Argue Against the Bug
Before you assign any bug to your team, make sure it is something suitable for your team to work on. Don't confuse a 'loud' bug with a high priority bug. Very often, there are stakeholders that create tickets and need them worked on immediately. Always question the validity of their priority.
Firstly, you don't want to be the 'pushover team' that will hop on tickets when someone shouts loud enough. It is very beneficial to your team if you can disagree against tickets with the hope of either delaying their priority (especially if your have a large backlog) or get it moved to a more relevant team.
To argue against the bug, ask a few simple questions:
- Is this bug for your team?
- Is there enough info for someone to begin working on it?
- What level of expertise is required here (senior / junior)?
By asking some basic questions, your team gets more context to the ticket and can empathise with the ticket author. If the ticket does not already have your template, make sure you attach it and ask the author to fill it out.
Emails are not Bugs!
As the team lead, I am often pulled into an email chain with stakeholders such as QA or customer support teams with questions such as:
- "David - Can you get someone to have a look at these logs?"

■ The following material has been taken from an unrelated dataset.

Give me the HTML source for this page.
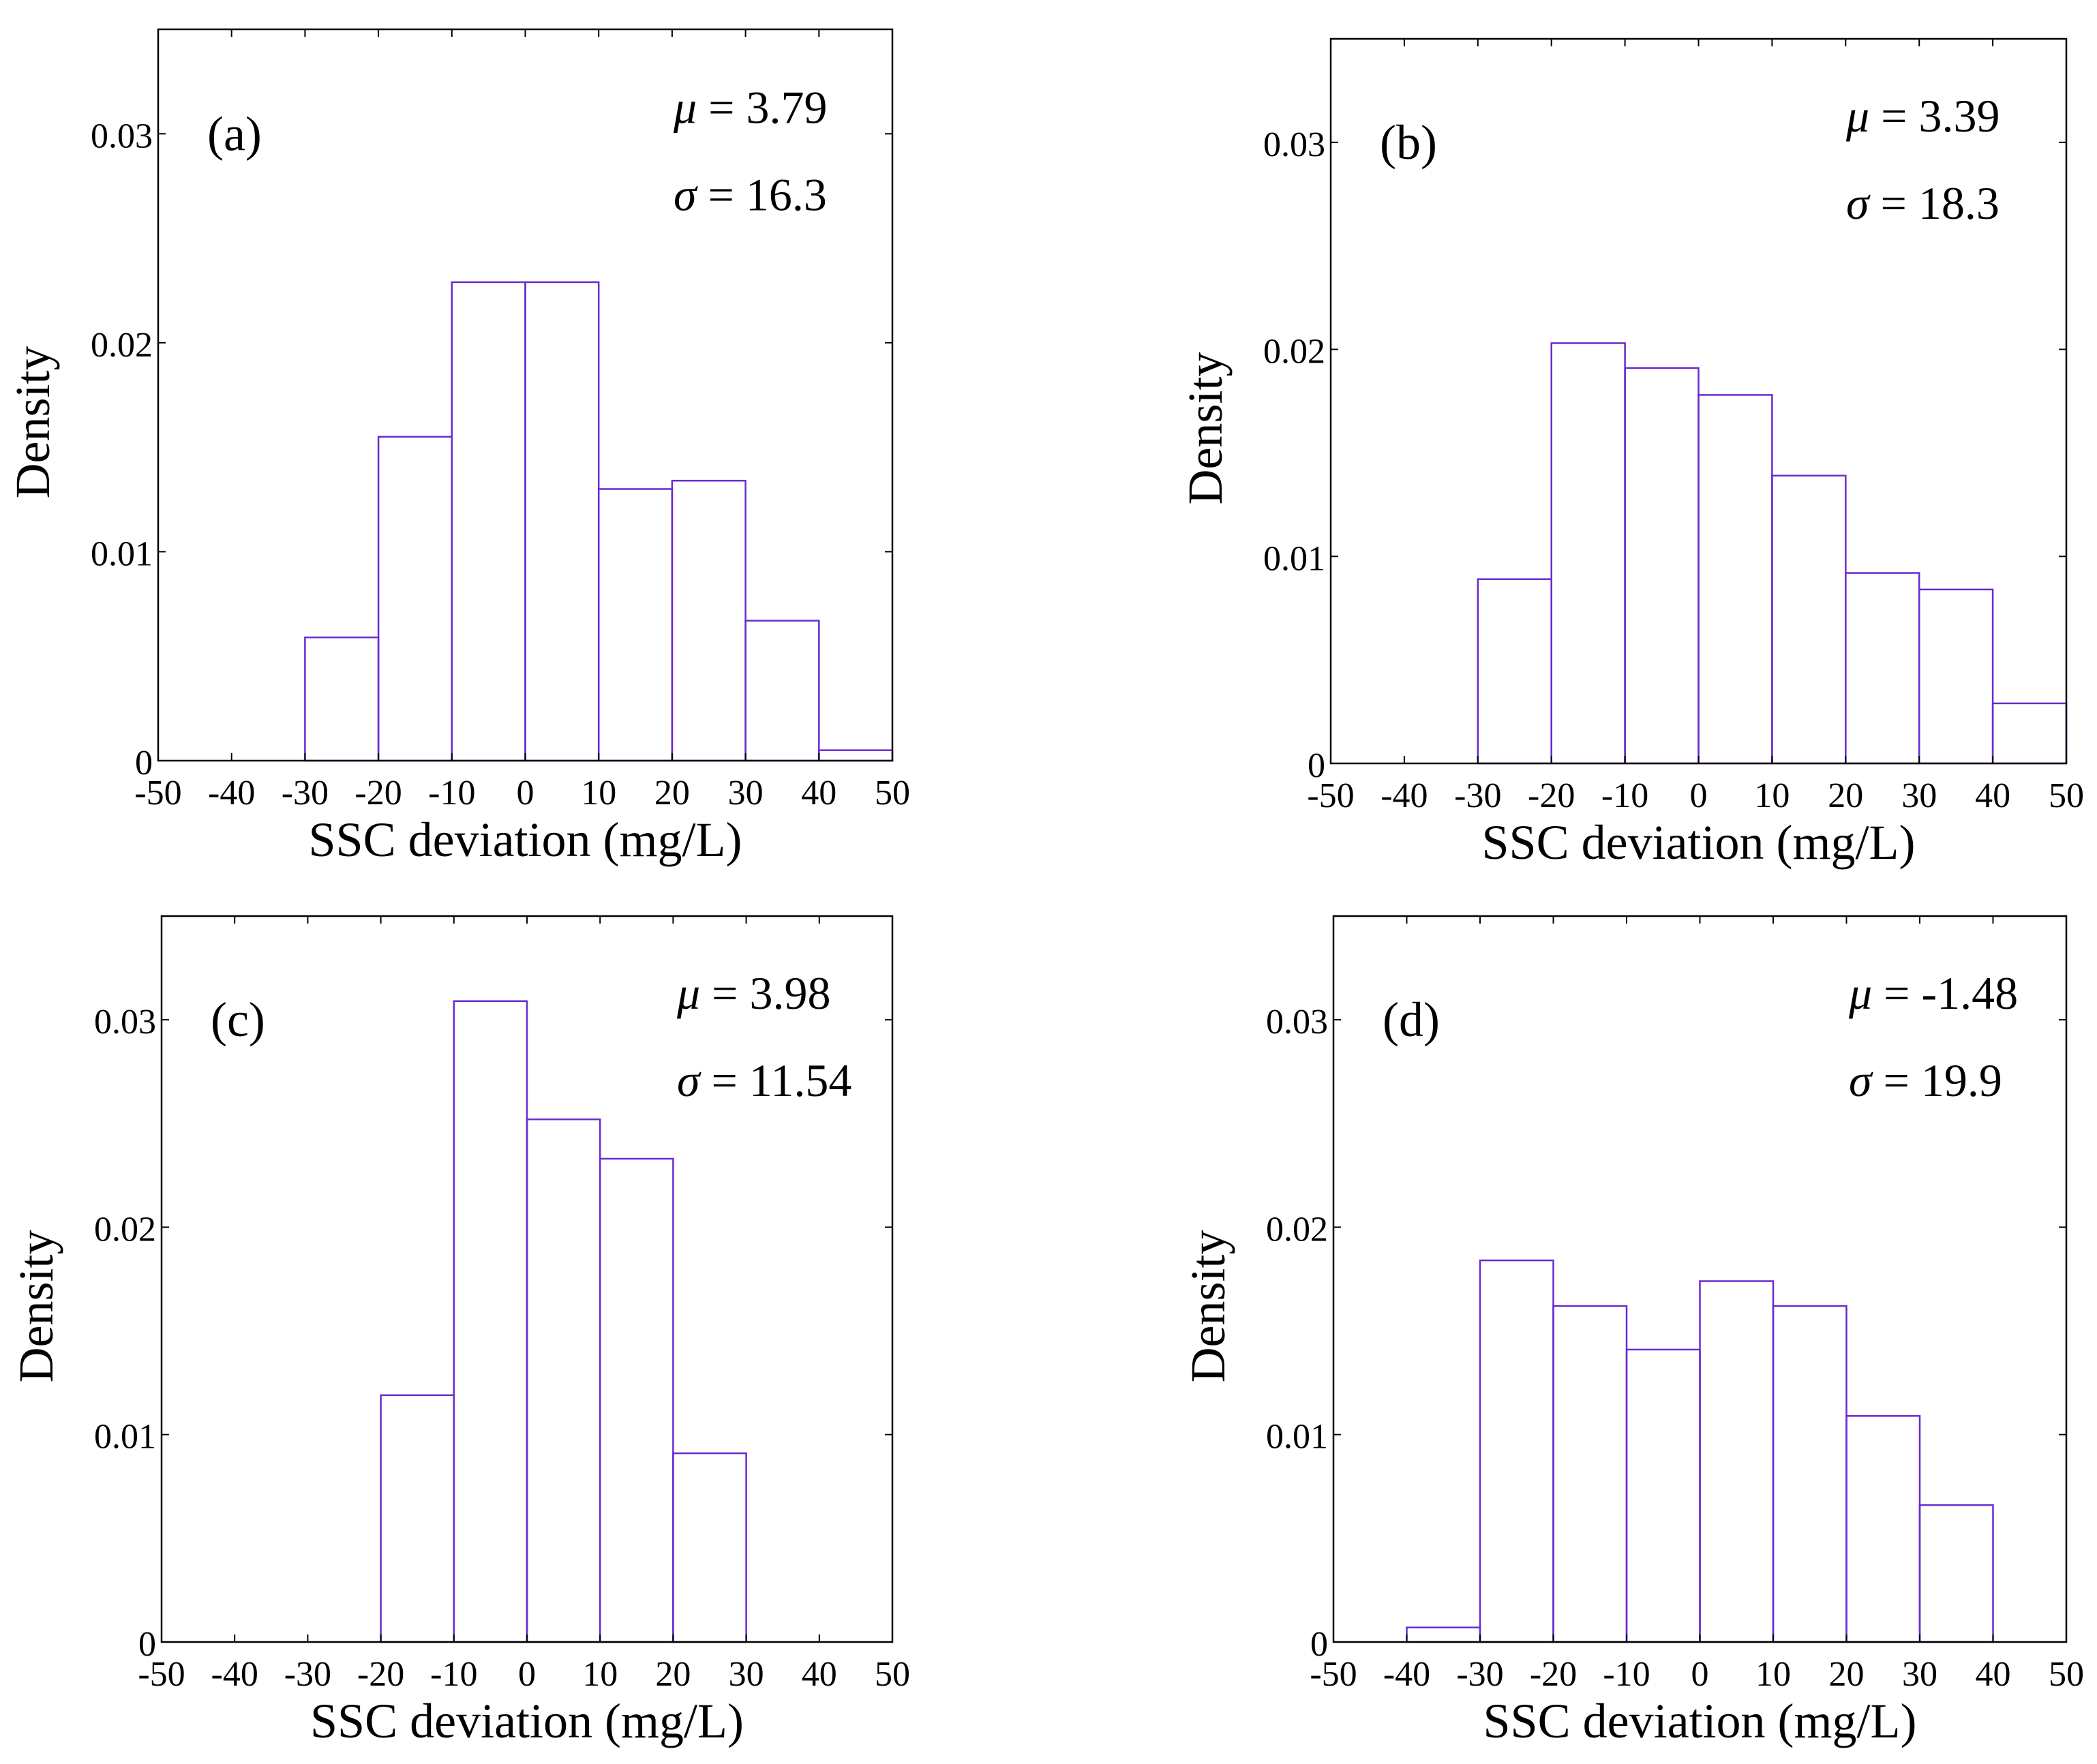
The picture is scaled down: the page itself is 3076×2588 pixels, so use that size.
<!DOCTYPE html>
<html><head><meta charset="utf-8">
<style>
html,body{margin:0;padding:0;background:#fff;}
svg{display:block;}
text{font-family:"Liberation Serif",serif;fill:#000;}
</style></head>
<body>
<svg id="fig" width="3076" height="2588" viewBox="0 0 3076 2588" xmlns="http://www.w3.org/2000/svg"></svg>
<script>
const binEdgesA = [-30,-20,-10,0,10,20,30,40,50];
const densityA = [0.0059,0.0155,0.0229,0.0229,0.0130,0.0134,0.0067,0.0005];
const binEdgesB = [-30,-20,-10,0,10,20,30,40,50];
const densityB = [0.0089,0.0203,0.0191,0.0178,0.0139,0.0092,0.0084,0.0029];
const binEdgesC = [-20,-10,0,10,20,30];
const densityC = [0.0119,0.0309,0.0252,0.0233,0.0091];
const binEdgesD = [-40,-30,-20,-10,0,10,20,30,40];
const densityD = [0.0007,0.0184,0.0162,0.0141,0.0174,0.0162,0.0109,0.0066];
const xTicks = [-50,-40,-30,-20,-10,0,10,20,30,40,50];
const yTicks = [0,0.01,0.02,0.03];
const yTickLabels = ["0","0.01","0.02","0.03"];
const panelLabels = ["(a)","(b)","(c)","(d)"];
const muValues = ["3.79","3.39","3.98","-1.48"];
const sigmaValues = ["16.3","18.3","11.54","19.9"];

const NS = "http://www.w3.org/2000/svg";
const svg = document.getElementById('fig');
function mk(tag, attrs, parent){
  const e = document.createElementNS(NS, tag);
  for (const k in attrs) e.setAttribute(k, attrs[k]);
  (parent||svg).appendChild(e);
  return e;
}
const panels = [
  {L:232,R:1309,T:43,B:1116,edges:binEdgesA,dens:densityA},
  {L:1952,R:3031,T:57,B:1120,edges:binEdgesB,dens:densityB},
  {L:237,R:1309,T:1344,B:2409,edges:binEdgesC,dens:densityC},
  {L:1956,R:3031,T:1344,B:2409,edges:binEdgesD,dens:densityD}
];
const ids = ['a','b','c','d'];
panels.forEach((p,i)=>{
  const g = mk('g',{});
  
  
  const xs = v => p.L + (v+50)/100*(p.R-p.L);
  const ys = v => p.B - v/0.035*(p.B-p.T);
  p.dens.forEach((d,j)=>{
    const x0 = xs(p.edges[j]), x1 = xs(p.edges[j+1]);
    const r = mk('rect',{x:x0,y:ys(d),width:x1-x0,height:p.B-ys(d),fill:'none',stroke:'#6a2bd0','stroke-width':2.5},g);
    
    
  });
  const fr = mk('rect',{x:p.L,y:p.T,width:p.R-p.L,height:p.B-p.T,fill:'none',stroke:'#000','stroke-width':2.5},g);
  
  
  xTicks.forEach(t=>{
    const x = xs(t);
    mk('line',{x1:x,x2:x,y1:p.B,y2:p.B-11,stroke:'#000','stroke-width':2},g);
    mk('line',{x1:x,x2:x,y1:p.T,y2:p.T+11,stroke:'#000','stroke-width':2},g);
    const tx = mk('text',{x:x,y:p.B+64,'font-size':52,'text-anchor':'middle'},g);
    tx.textContent = t;
    
    
  });
  yTicks.forEach((t,k)=>{
    const y = ys(t);
    mk('line',{x1:p.L,x2:p.L+11,y1:y,y2:y,stroke:'#000','stroke-width':2},g);
    mk('line',{x1:p.R,x2:p.R-11,y1:y,y2:y,stroke:'#000','stroke-width':2},g);
    const ty = mk('text',{x:p.L-8,y:y+20,'font-size':52,'text-anchor':'end'},g);
    ty.textContent = yTickLabels[k];
    
    
  });
  const xl = mk('text',{x:(p.L+p.R)/2,y:p.B+140,'font-size':72,'text-anchor':'middle'},g);
  xl.textContent = 'SSC deviation (mg/L)';
  
  
  const yc = (p.T+p.B)/2 + 40;
  const yl = mk('text',{x:0,y:0,'font-size':72,'text-anchor':'middle',transform:`translate(${p.L-160},${yc}) rotate(-90)`},g);
  yl.textContent = 'Density';
  
  
  const pl = mk('text',{x:p.L+72,y:ys(0.03)+24,'font-size':72},g);
  pl.textContent = panelLabels[i];
  
  
  const mu = mk('text',{x:p.L+756,y:ys(0.03)-16,'font-size':68},g);
  mu.innerHTML = '<tspan font-style="italic">μ</tspan> = '+muValues[i];
  
  
  const sg = mk('text',{x:p.L+756,y:ys(0.03)+112,'font-size':68},g);
  sg.innerHTML = '<tspan font-style="italic">σ</tspan> = '+sigmaValues[i];
  
  
});
</script>
</body></html>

- "David - Can we secure someone from your team to look at this?"
- "David - It is critical that we fix this bug by Monday. Who is available to work over the weekend?"
Do not take requests like this. My response is always the same:
- "I'm sure we can help. Please raise a ticket with all relevant details so that we can track this."
Without a ticket, your team don't know where to attach their information or ask more questions. Moreover, if you revisit the bug in the future, without a ticket there is nothing for you to reference.